Chicago-based Groupon, which created the deals craze, on Friday said Chief Operating Officer Margo Georgiadis is returning to former employer Google. The blow came as Groupon cut in half its previously stated revenue.

Groupon CEO Andrew Mason wrote on the company blog, "Sales, channels, international, and marketing will now report directly to me." He gave no reason for the departure. Georgiadis will become president of Americas at Google.

Groupon shaved its revenue for the first half of this year to $688 million, from $1.5 billion, in an acknowledgment on Friday of accounting missteps with the Securities and Exchange Commission. Groupon had reported the entire deal coupon as revenue instead of subtracting the merchant's cut. Groupon says in SEC filings that revenue minus merchant fees was always the metric to consider.

The double whammy is the latest dose of bad news for what was expected to be one of the hottest initial public offering contenders of the year.

Georgiadis is the second COO to exit in six months. Rob Solomon left after starting in early 2010. Georgiadis joined shortly after the company filed to go public in a bid to raise $750 million.

She held 1.1 million in restricted stock options, according to the SEC. A return to Google today would certainly not match such financial reward.
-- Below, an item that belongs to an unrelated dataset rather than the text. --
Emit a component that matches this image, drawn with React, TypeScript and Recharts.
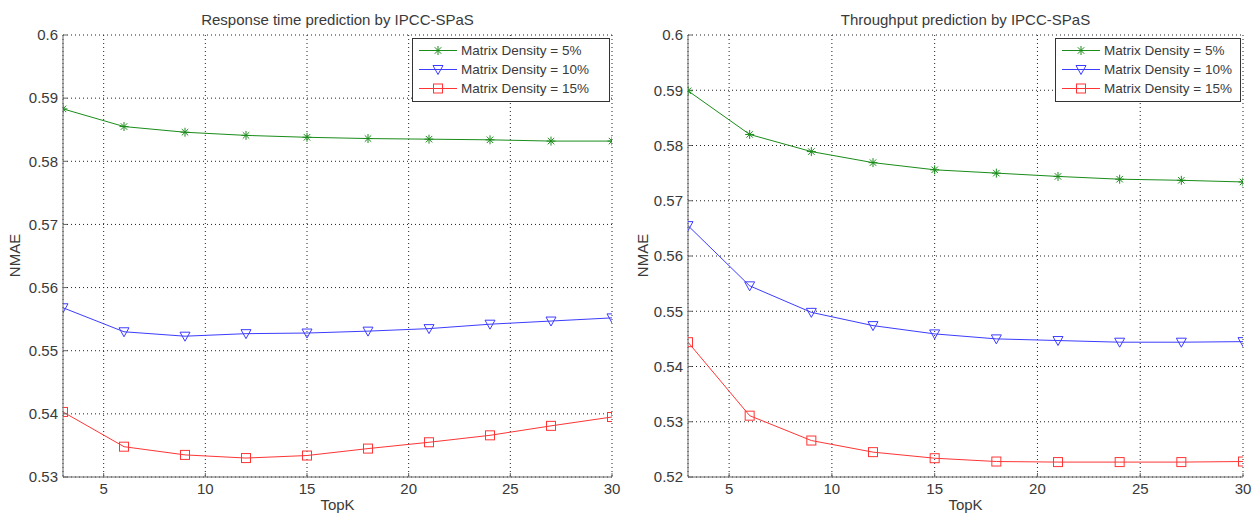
import React from 'react';
import { LineChart, Line, XAxis, YAxis, CartesianGrid } from 'recharts';

const topK = [3, 6, 9, 12, 15, 18, 21, 24, 27, 30];

const rtDensity5 = [0.5883, 0.5855, 0.5846, 0.5841, 0.5838, 0.5836, 0.5835, 0.5834, 0.5832, 0.5832];
const rtDensity10 = [0.5568, 0.5530, 0.5523, 0.5527, 0.5528, 0.5531, 0.5535, 0.5542, 0.5547, 0.5552];
const rtDensity15 = [0.5403, 0.5348, 0.5335, 0.5330, 0.5334, 0.5345, 0.5355, 0.5366, 0.5381, 0.5395];

const tpDensity5 = [0.5899, 0.5820, 0.5789, 0.5769, 0.5756, 0.5750, 0.5744, 0.5739, 0.5737, 0.5734];
const tpDensity10 = [0.5655, 0.5546, 0.5498, 0.5474, 0.5459, 0.5450, 0.5447, 0.5444, 0.5444, 0.5445];
const tpDensity15 = [0.5444, 0.5311, 0.5266, 0.5245, 0.5234, 0.5228, 0.5227, 0.5227, 0.5227, 0.5228];

const xTicks = [5, 10, 15, 20, 25, 30];
const rtYTicks = [0.53, 0.54, 0.55, 0.56, 0.57, 0.58, 0.59, 0.6];
const tpYTicks = [0.52, 0.53, 0.54, 0.55, 0.56, 0.57, 0.58, 0.59, 0.6];

const seriesNames = ['Matrix Density = 5%', 'Matrix Density = 10%', 'Matrix Density = 15%'];
const seriesKeys = ['d5', 'd10', 'd15'];

const GREEN = '#1a8c1a';
const BLUE = '#3c3cff';
const RED = '#ff3535';
const COLORS = [GREEN, BLUE, RED];
const TEXT = '#3a3a3a';
const AXIS = '#666666';
const FONT = '"Liberation Sans", Arial, sans-serif';

function buildRows(a: number[], b: number[], c: number[]) {
  return topK.map((k, i) => ({ k, d5: a[i], d10: b[i], d15: c[i] }));
}

const StarDot = (props: any) => {
  const { cx, cy, stroke } = props;
  if (cx == null || cy == null) return null;
  const r = 4.5;
  const d = r * 0.72;
  return (
    <g stroke={stroke} strokeWidth={1}>
      <line x1={cx - r} y1={cy} x2={cx + r} y2={cy} />
      <line x1={cx} y1={cy - r} x2={cx} y2={cy + r} />
      <line x1={cx - d} y1={cy - d} x2={cx + d} y2={cy + d} />
      <line x1={cx - d} y1={cy + d} x2={cx + d} y2={cy - d} />
    </g>
  );
};

const TriDot = (props: any) => {
  const { cx, cy, stroke } = props;
  if (cx == null || cy == null) return null;
  return (
    <polygon
      points={`${cx - 5},${cy - 4} ${cx + 5},${cy - 4} ${cx},${cy + 5}`}
      fill="none"
      stroke={stroke}
      strokeWidth={1}
    />
  );
};

const SqDot = (props: any) => {
  const { cx, cy, stroke } = props;
  if (cx == null || cy == null) return null;
  return <rect x={cx - 4.5} y={cy - 4.5} width={9} height={9} fill="none" stroke={stroke} strokeWidth={1} />;
};

const DOTS = [StarDot, TriDot, SqDot];

const LegendBox = ({ width }: { width: number }) => (
  <div
    style={{
      width,
      border: '1px solid #333',
      background: '#fff',
      padding: '2px 0 3px 0',
      fontFamily: FONT,
      fontSize: 13.5,
      color: TEXT,
      boxSizing: 'border-box',
    }}
  >
    {seriesNames.map((name, i) => {
      const Dot = DOTS[i];
      return (
        <div key={name} style={{ display: 'flex', alignItems: 'center', height: 19 }}>
          <svg width={48} height={19} style={{ flex: 'none' }}>
            <line x1={6} y1={9.5} x2={44} y2={9.5} stroke={COLORS[i]} strokeWidth={1} />
            <Dot cx={25} cy={9.5} stroke={COLORS[i]} />
          </svg>
          <span style={{ whiteSpace: 'nowrap' }}>{name}</span>
        </div>
      );
    })}
  </div>
);

const fmt = (v: number) => String(Number(v.toFixed(2)));

type PanelProps = {
  left: number;
  width: number;
  yAxisWidth: number;
  rightMargin: number;
  title: string;
  rows: any[];
  yTicks: number[];
  legendWidth: number;
};

const Panel = ({ left, width, yAxisWidth, rightMargin, title, rows, yTicks, legendWidth }: PanelProps) => {
  const height = 515;
  const top = 35;
  const bottom = 477;
  const plotLeft = yAxisWidth;
  const plotRight = width - rightMargin;
  const center = (plotLeft + plotRight) / 2;
  const yMin = yTicks[0];
  const yMax = yTicks[yTicks.length - 1];
  const hiddenTick = () => <g />;
  return (
    <div style={{ position: 'absolute', left, top: 0, width, height }}>
      <LineChart
        width={width}
        height={height}
        data={rows}
        margin={{ top, right: rightMargin, bottom: height - bottom - 30, left: 0 }}
      >
        <CartesianGrid stroke="#222" strokeDasharray="1 3" />
        <XAxis
          dataKey="k"
          type="number"
          domain={[3, 30]}
          ticks={xTicks}
          allowDataOverflow
          height={30}
          stroke={AXIS}
          tickSize={-4}
          tickMargin={10}
          tick={{ fill: TEXT, fontSize: 15, fontFamily: FONT }}
        />
        <XAxis
          xAxisId="top"
          orientation="top"
          dataKey="k"
          type="number"
          domain={[3, 30]}
          ticks={xTicks}
          height={0}
          stroke={AXIS}
          tickSize={-4}
          tick={hiddenTick}
        />
        <YAxis
          type="number"
          domain={[yMin, yMax]}
          ticks={yTicks}
          width={yAxisWidth}
          stroke={AXIS}
          tickSize={-4}
          tickMargin={9}
          tickFormatter={fmt}
          tick={{ fill: TEXT, fontSize: 15, fontFamily: FONT }}
        />
        <YAxis
          yAxisId="right"
          orientation="right"
          type="number"
          domain={[yMin, yMax]}
          ticks={yTicks}
          width={0}
          stroke={AXIS}
          tickSize={-4}
          tick={hiddenTick}
        />
        {seriesKeys.map((key, i) => (
          <Line
            key={key}
            dataKey={key}
            name={seriesNames[i]}
            stroke={COLORS[i]}
            strokeWidth={1}
            dot={DOTS[i]}
            activeDot={false}
            isAnimationActive={false}
          />
        ))}
      </LineChart>
      <div style={{ position: 'absolute', top: top + 3, left: plotRight - legendWidth - 2 }}>
        <LegendBox width={legendWidth} />
      </div>
      <div
        style={{
          position: 'absolute',
          top: 11,
          left: center - 200,
          width: 400,
          textAlign: 'center',
          fontFamily: FONT,
          fontSize: 15,
          color: TEXT,
        }}
      >
        {title}
      </div>
      <div
        style={{
          position: 'absolute',
          top: 496,
          left: center - 50,
          width: 100,
          textAlign: 'center',
          fontFamily: FONT,
          fontSize: 15,
          color: TEXT,
        }}
      >
        TopK
      </div>
      <div
        style={{
          position: 'absolute',
          top: 247,
          left: -26,
          width: 80,
          textAlign: 'center',
          fontFamily: FONT,
          fontSize: 15,
          color: TEXT,
          transform: 'rotate(-90deg)',
        }}
      >
        NMAE
      </div>
    </div>
  );
};

export default function App() {
  const rtRows = buildRows(rtDensity5, rtDensity10, rtDensity15);
  const tpRows = buildRows(tpDensity5, tpDensity10, tpDensity15);
  return (
    <div style={{ position: 'absolute', left: 0, top: 0, width: 1258, height: 515, background: '#fff', overflow: 'hidden' }}>
      <Panel
        left={0}
        width={628}
        yAxisWidth={63}
        rightMargin={16}
        title="Response time prediction by IPCC-SPaS"
        rows={rtRows}
        yTicks={rtYTicks}
        legendWidth={198}
      />
      <Panel
        left={628}
        width={630}
        yAxisWidth={60}
        rightMargin={15}
        title="Throughput prediction by IPCC-SPaS"
        rows={tpRows}
        yTicks={tpYTicks}
        legendWidth={186}
      />
    </div>
  );
}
Google declined to comment.

"A COO leaving with all those shares? There's no question that this raises questions," says PrivCo analyst Sam Hamadeh.

Groupon's woes are mounting. The start-up recently canceled its IPO roadshow. And it is losing boatloads of cash — $223 million in the first half of 2011 alone, according to the filings — as it faces a crush of rivals, including deep-pocketed Google.
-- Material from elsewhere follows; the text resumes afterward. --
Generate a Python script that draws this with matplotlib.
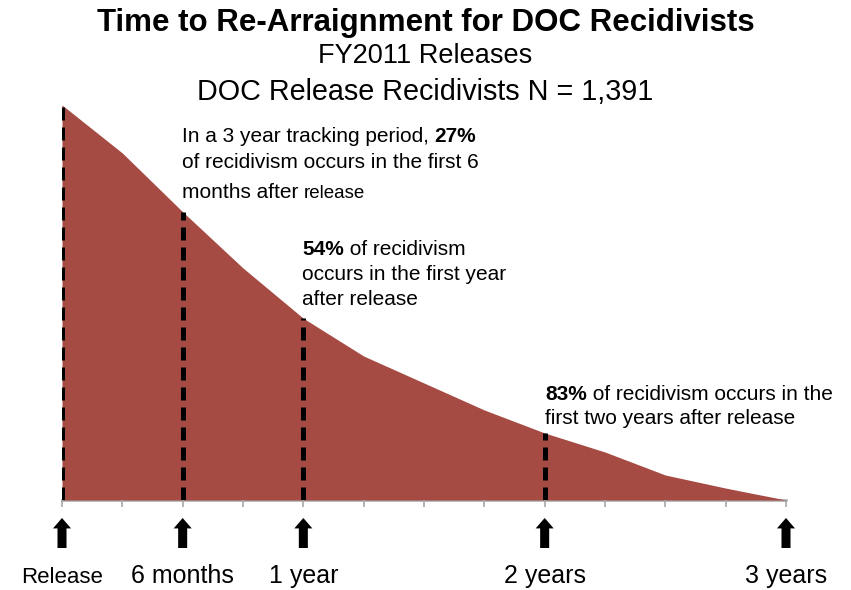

The deals giant is also operating without cash. Groupon reported working capital of negative $305 million in the first half of 2011, SEC papers showed. Worse, company executives are cashing out from the $1.1 billion that venture firms invested.

"You see insiders trying to dump the shares," Hamadeh says.

So far, some $946 million has been extracted by insiders who cashed out, filings said. Co-founder Eric Lefkofsky took $319 million from the cash-strapped Groupon, according to the SEC documents.

Groupon, in an SEC-mandated quiet period, declined to comment.